Search code examples
pythonmachine-learningcomputer-visionimage-recognitionviola-jones

AdaBoost and Viola Jones: What training set to use?


I have implemented my own version of Viola Jones face recognition algorithm that uses AdaBoost as a meta for building a classification committee. My aim is to build a classifier that can recognize whether there is a human face in an image. I am struggling to find adequate set of training data to try out the algorithm. In particular I dont know where to find a set of negative images (i.e. images that do not contain a face). For the positive dataset I was going to try the Labeled Faces in the Wild dataset link.

What would be a good negative dataset?


Solution

  • Some solutions that might work for your problem are:

    • After some looking around, this resource seems to have a non-faces dataset.

    • Another dataset you could consider is the Google "things" dataset, found here, (description).

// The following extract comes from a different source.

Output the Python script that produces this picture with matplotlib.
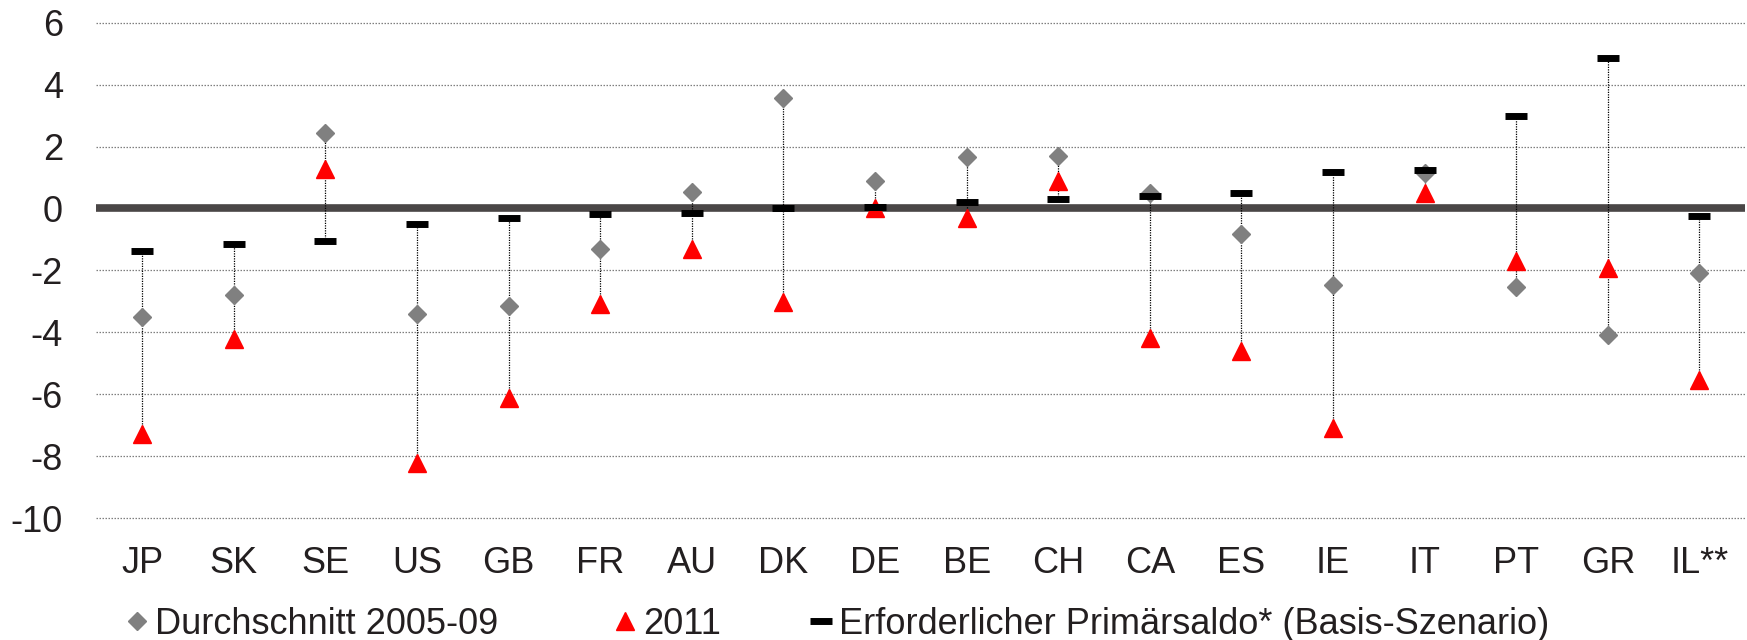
import numpy as np
import matplotlib.pyplot as plt

plt.rcParams['font.family'] = ['Liberation Sans', 'DejaVu Sans']
plt.rcParams['axes.unicode_minus'] = False

# Länder und Werte (Primärsaldo in % des BIP)
countries = ['JP', 'SK', 'SE', 'US', 'GB', 'FR', 'AU', 'DK', 'DE', 'BE',
             'CH', 'CA', 'ES', 'IE', 'IT', 'PT', 'GR', 'IL**']
avg_2005_09 = [-3.52, -2.79, 2.43, -3.41, -3.14, -1.30, 0.53, 3.56, 0.88, 1.66,
               1.69, 0.50, -0.82, -2.46, 1.13, -2.54, -4.10, -2.08]
val_2011 = [-7.3, -4.23, 1.29, -8.21, -6.13, -3.10, -1.30, -3.02, 0.0, -0.30,
            0.90, -4.20, -4.60, -7.10, 0.51, -1.70, -1.91, -5.53]
required = [-1.37, -1.15, -1.06, -0.49, -0.30, -0.17, -0.16, 0.02, 0.05, 0.21,
            0.30, 0.40, 0.49, 1.17, 1.25, 2.99, 4.86, -0.24]

x = np.arange(len(countries))
all_vals = np.array([avg_2005_09, val_2011, required])
lo = all_vals.min(axis=0)
hi = all_vals.max(axis=0)

fig = plt.figure(figsize=(17.47, 6.4), dpi=100)
ax = fig.add_axes([0.0552, 0.1906, 0.9438, 0.7739])

# Gitterlinien
for yv in [6, 4, 2, -2, -4, -6, -8, -10]:
    ax.axhline(yv, color='#7f7f7f', lw=0.9, ls=(0, (1.2, 1.2)), zorder=0,
               clip_on=False)
ax.axhline(0, color='#4a4646', lw=5.5, zorder=1)

# Hoch-Tief-Linien
ax.vlines(x, lo, hi, colors='black', lw=0.9, linestyles=(0, (1, 1)), zorder=2)

h1, = ax.plot(x, avg_2005_09, ls='none', marker='D', ms=8.7, color='#808080',
              label='Durchschnitt 2005-09', zorder=3)
h2, = ax.plot(x, val_2011, ls='none', marker='^', ms=12.5, color='#ff0000',
              label='2011', zorder=4)
h3, = ax.plot(x, required, ls='none', marker='_', ms=16.5, mew=5, color='black',
              label='Erforderlicher Primärsaldo* (Basis-Szenario)', zorder=5)

ax.set_xlim(-0.5, len(countries) - 0.5)
ax.set_ylim(-10, 6)
ax.set_yticks(np.arange(-10, 7, 2))
ax.set_xticks(x)
ax.set_xticklabels(countries)
ax.tick_params(axis='both', length=0, labelsize=26, colors='#231f20')
ax.tick_params(axis='y', pad=24)
ax.tick_params(axis='x', pad=20)
for s in ax.spines.values():
    s.set_visible(False)

# Legende unten, Einträge einzeln platziert
for h, xpos in zip([h1, h2, h3], [0.0722, 0.3515, 0.4637]):
    fig.legend(handles=[h], loc='center left', bbox_to_anchor=(xpos, 0.025),
               frameon=False, fontsize=26, handlelength=0.6,
               handletextpad=0.2, borderpad=0, borderaxespad=0,
               labelcolor='#231f20')

fig.savefig('out.png', dpi=100)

    • Something different you might consider is building you own dataset. If you are going to use the LFW dataset with heavily constrained (cropped) images, you could take a database of zoomed out photos, with and without people, run a standard face detection algo on it to determine where the faces are, and then crop out face-sized sections, both in cases where there is a face and where there is no face in the cropped region. Some datasets, such as VGG face, have images of faces, with the bounding boxes for them given. You might consider using something like this.

    • You could also use any dataset that you know has no faces in it, so long as it depicts scenes that your algo might run into. For example, the CIFAR 10 and CIFAR 100 sets have great scenes of outdoors, including some closeups of animal faces, which might be good negatives for your algo. You can find it here. Another is the Image Net set.

    Care should be taken when selecting this dataset, as it can easily introduce bias if you're not careful.